# Laplace Transform of $tf(t)$

Q. prove that $\mathfrak{L}\{tf(x)\}=-\frac{d\mathfrak{L}\{f(x)\}}{ds}$ where the notation used is standard one.

Attempt I tried what would seem obvious way to start: $$\mathfrak{L}\{tf(x)\}=\int_0^\infty e^{-st}tf(t)dt$$ I think integration by parts is the way but I it seems too complicated. If there are brief ways to prove this, I would really appreciate your help.

Thank you.

• For some reason, this relation is not taught in many brief introductions to Laplace transforms (even though it appears early in every table of the transforms).

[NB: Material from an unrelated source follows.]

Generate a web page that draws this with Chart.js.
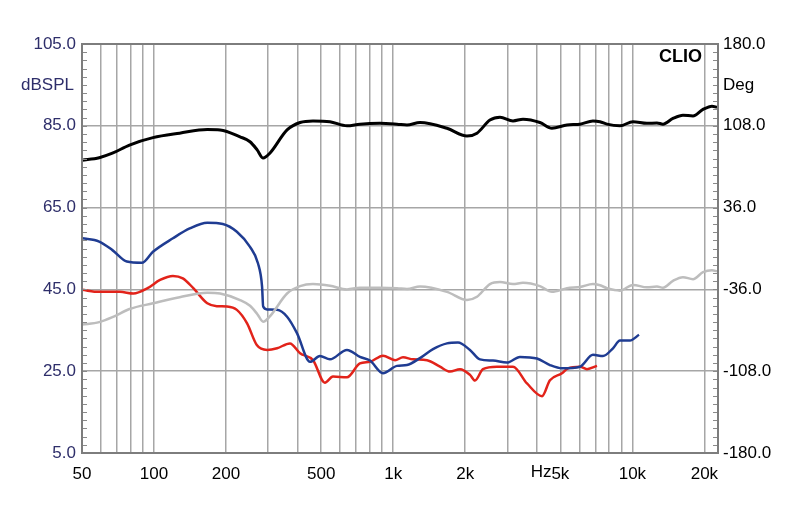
<!DOCTYPE html>
<html>
<head>
<meta charset="utf-8">
<script src="https://cdn.jsdelivr.net/npm/chart.js@4.4.0/dist/chart.umd.min.js"></script>
<style>
  html, body { margin: 0; padding: 0; background: #fff; }
  #wrap { width: 800px; height: 512px; }
</style>
</head>
<body>
<div id="wrap"><canvas id="clioChart" width="800" height="512"></canvas></div>
<script>
// frequency response (black) + its offset copy (gray)
const splFreq = [50, 59, 67, 79, 99, 128, 167, 189, 229, 252, 270, 286, 305, 360, 408, 462, 544, 641, 726, 880,
  1037, 1142, 1294, 1678, 2035, 2240, 2538, 2796, 3169, 3489, 4107, 4610, 5330, 6039, 6843, 7321, 7831, 8874, 10058, 11507,
  12669, 13423, 14781, 16275, 17920, 19733, 21514, 22580];
const splDb = [76.6, 77.2, 78.3, 80.3, 82.1, 83.2, 84.1, 84.0, 82.3, 81.1, 79.1, 77.1, 78.3, 84.0, 85.8, 86.2, 86.0, 85.0, 85.4, 85.6,
  85.4, 85.2, 85.8, 84.4, 82.5, 83.2, 86.4, 87.1, 86.2, 86.6, 85.8, 84.4, 85.2, 85.4, 86.2, 86.0, 85.4, 85.0, 86.0, 85.6,
  85.7, 85.4, 86.8, 87.6, 87.4, 89.0, 89.8, 89.5];
const grayDb = [36.4, 37.0, 38.2, 40.2, 41.6, 43.1, 44.2, 44.0, 42.4, 41.0, 39.0, 37.1, 38.4, 44.0, 45.8, 46.3, 45.9, 45.0, 45.4, 45.4,
  45.3, 45.1, 45.7, 44.4, 42.4, 43.2, 46.3, 46.8, 46.3, 46.6, 45.8, 44.4, 45.3, 45.6, 46.3, 46.0, 45.3, 44.7, 46.1, 45.5,
  45.7, 45.4, 47.1, 48.0, 47.5, 49.2, 49.7, 49.4];

// blue curve
const blueFreq = [50, 59, 67, 77, 89, 99, 120, 141, 167, 194, 222, 252, 272, 283, 286, 297, 327, 360, 396, 449,
  494, 544, 641, 726, 800, 906, 1037, 1142, 1294, 1467, 1678, 1866, 2094, 2306, 2614, 2990, 3389, 3993, 4522, 5078,
  6039, 6843, 7536, 8296, 8874, 9772, 10660];
const blueDb = [57.5, 56.7, 54.6, 51.8, 51.5, 54.2, 57.5, 59.9, 61.3, 61.0, 59.1, 55.4, 51.4, 45.7, 40.8, 40.1, 40.0, 38.3, 34.3, 27.3,
  28.7, 27.9, 30.2, 28.5, 27.6, 24.5, 26.3, 26.5, 28.2, 30.4, 31.8, 32.0, 30.2, 27.9, 27.6, 27.1, 28.5, 28.1, 26.5, 25.7,
  26.1, 29.0, 28.7, 30.6, 32.5, 32.5, 33.9];

// red curve
const redFreq = [50, 59, 72, 82, 94, 106, 120, 132, 146, 167, 183, 202, 222, 245, 269, 297, 327, 370, 408, 462,
  518, 560, 641, 726, 800, 906, 1018, 1099, 1210, 1385, 1569, 1728, 1902, 2094, 2198, 2373, 2716, 3169, 3626, 4190,
  4522, 5078, 5380, 6039, 6460, 7112];
const redDb = [44.9, 44.4, 44.4, 44.0, 45.3, 47.3, 48.3, 47.7, 45.3, 41.6, 40.9, 40.8, 40.0, 36.7, 31.4, 30.2, 30.6, 31.8, 29.4, 27.7,
  22.2, 23.7, 23.5, 26.9, 27.3, 28.8, 27.7, 28.4, 27.9, 27.7, 26.1, 24.9, 25.5, 24.1, 22.7, 25.5, 26.1, 26.1, 22.0, 18.9,
  22.8, 24.5, 25.7, 26.1, 25.5, 26.3];

// axes
const xGridValues = [50, 60, 70, 80, 90, 100, 200, 300, 400, 500, 600, 700, 800, 900, 1000,
  2000, 3000, 4000, 5000, 6000, 7000, 8000, 9000, 10000, 20000];
const xTickValues = [50, 100, 200, 500, 1000, 2000, 5000, 10000, 20000];
const xTickLabels = ['50', '100', '200', '500', '1k', '2k', '5k', '10k', '20k'];
const dbTicks = [5, 25, 45, 65, 85, 105];
const degTicks = [-180, -108, -36, 36, 108, 180];

const FONT = "'Liberation Sans', Arial, sans-serif";
const NAVY = '#2e2e6a';
const GRID = '#a6a6a6';

function pts(xs, ys) {
  return xs.map((x, i) => ({ x: x, y: ys[i] }));
}

const decor = {
  id: 'decor',
  afterDraw(chart) {
    const ctx = chart.ctx;
    const a = chart.chartArea;
    const yS = chart.scales.y;
    const xS = chart.scales.x;
    ctx.save();
    // minor ticks on both sides
    ctx.strokeStyle = '#8a8a8a';
    ctx.lineWidth = 1;
    for (let v = 7; v < 105; v += 2) {
      const py = Math.round(yS.getPixelForValue(v)) + 0.5;
      ctx.beginPath();
      ctx.moveTo(a.left, py); ctx.lineTo(a.left + 5, py);
      ctx.moveTo(a.right - 5, py); ctx.lineTo(a.right, py);
      ctx.stroke();
    }
    // frame
    ctx.strokeStyle = '#7d7d7d';
    ctx.lineWidth = 2;
    ctx.strokeRect(a.left, a.top, a.right - a.left, a.bottom - a.top);

    ctx.textBaseline = 'middle';
    ctx.font = '17px ' + FONT;
    ctx.fillStyle = NAVY;
    ctx.textAlign = 'right';
    ctx.fillText('dBSPL', 74, 85);
    ctx.fillStyle = '#000';
    ctx.textAlign = 'left';
    ctx.fillText('Deg', 723, 85);
    // "Hz" just in front of the 5k label
    const w5k = ctx.measureText('5k').width;
    ctx.textAlign = 'right';
    ctx.textBaseline = 'top';
    ctx.fillText('Hz', xS.getPixelForValue(5000) - w5k / 2, a.bottom + 11);
    ctx.font = 'bold 18px ' + FONT;
    ctx.textBaseline = 'middle';
    ctx.fillText('CLIO', 702, 57);
    ctx.restore();
  }
};

new Chart(document.getElementById('clioChart'), {
  type: 'line',
  data: {
    datasets: [
      { data: pts(splFreq, grayDb), borderColor: '#bdbdbd', borderWidth: 2.5, yAxisID: 'y' },
      { data: pts(splFreq, splDb), borderColor: '#000000', borderWidth: 3, yAxisID: 'y' },
      { data: pts(blueFreq, blueDb), borderColor: '#1f3c92', borderWidth: 2.5, yAxisID: 'y' },
      { data: pts(redFreq, redDb), borderColor: '#e2231a', borderWidth: 2.5, yAxisID: 'y' }
    ]
  },
  options: {
    responsive: false,
    animation: false,
    elements: {
      point: { radius: 0 },
      line: { cubicInterpolationMode: 'monotone', fill: false }
    },
    layout: { padding: { top: 44, left: 0, right: 0, bottom: 0 } },
    plugins: { legend: { display: false }, tooltip: { enabled: false } },
    scales: {
      x: {
        type: 'logarithmic',
        min: 50,
        max: 22800,
        afterBuildTicks(scale) {
          scale.ticks = xGridValues.map(v => ({ value: v }));
        },
        afterFit(scale) { scale.height = 59; },
        grid: { color: GRID, lineWidth: 1.5, drawTicks: false },
        border: { display: false },
        ticks: {
          autoSkip: false,
          maxRotation: 0,
          padding: 11,
          color: '#000',
          font: { family: FONT, size: 17 },
          callback(value) {
            const i = xTickValues.indexOf(value);
            return i >= 0 ? xTickLabels[i] : '';
          }
        }
      },
      y: {
        position: 'left',
        min: 5,
        max: 105,
        afterBuildTicks(scale) {
          scale.ticks = dbTicks.map(v => ({ value: v }));
        },
        afterFit(scale) { scale.width = 82; },
        grid: { color: GRID, lineWidth: 1.5, drawTicks: false },
        border: { display: false },
        ticks: {
          padding: 6,
          color: NAVY,
          font: { family: FONT, size: 17 },
          callback(value) { return value.toFixed(1); }
        }
      },
      y2: {
        position: 'right',
        min: -180,
        max: 180,
        afterBuildTicks(scale) {
          scale.ticks = degTicks.map(v => ({ value: v }));
        },
        afterFit(scale) { scale.width = 82; },
        grid: { display: false, drawTicks: false },
        border: { display: false },
        ticks: {
          padding: 5,
          color: '#000',
          font: { family: FONT, size: 17 },
          callback(value) { return value.toFixed(1); }
        }
      }
    }
  },
  plugins: [decor]
});
</script>
</body>
</html>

It really makes short work of frequently-assigned problems such as finding the transform of $t \cos (kt)$, which requires two passes of integration by parts if students are limited to real-variable integration... Apr 19, 2013 at 20:33

The quickest way, write down the definition of the Laplace transform $$\mathfrak{L}\{f(x)\}=\int_0^\infty e^{-st}f(t)dt$$

Differentiate WRT $s$, and swap differential and integral operations (assuming everything exists):

$$\frac{d}{ds}\mathfrak{L}\{f(x)\}=\frac{d}{ds}\int_0^\infty e^{-st}f(t)dt =\int_0^\infty \frac{d}{ds}\left(e^{-st}\right)f(t)dt =\int_0^\infty -t e^{-st} f(t)dt$$

Which is that $$-\frac{d\mathfrak{L}\{f(x)\}}{ds} = \int_0^\infty t f(t) e^{-st} dt$$

Lump the $t f(t)$ together and that integral is a Laplace transform, and you're done.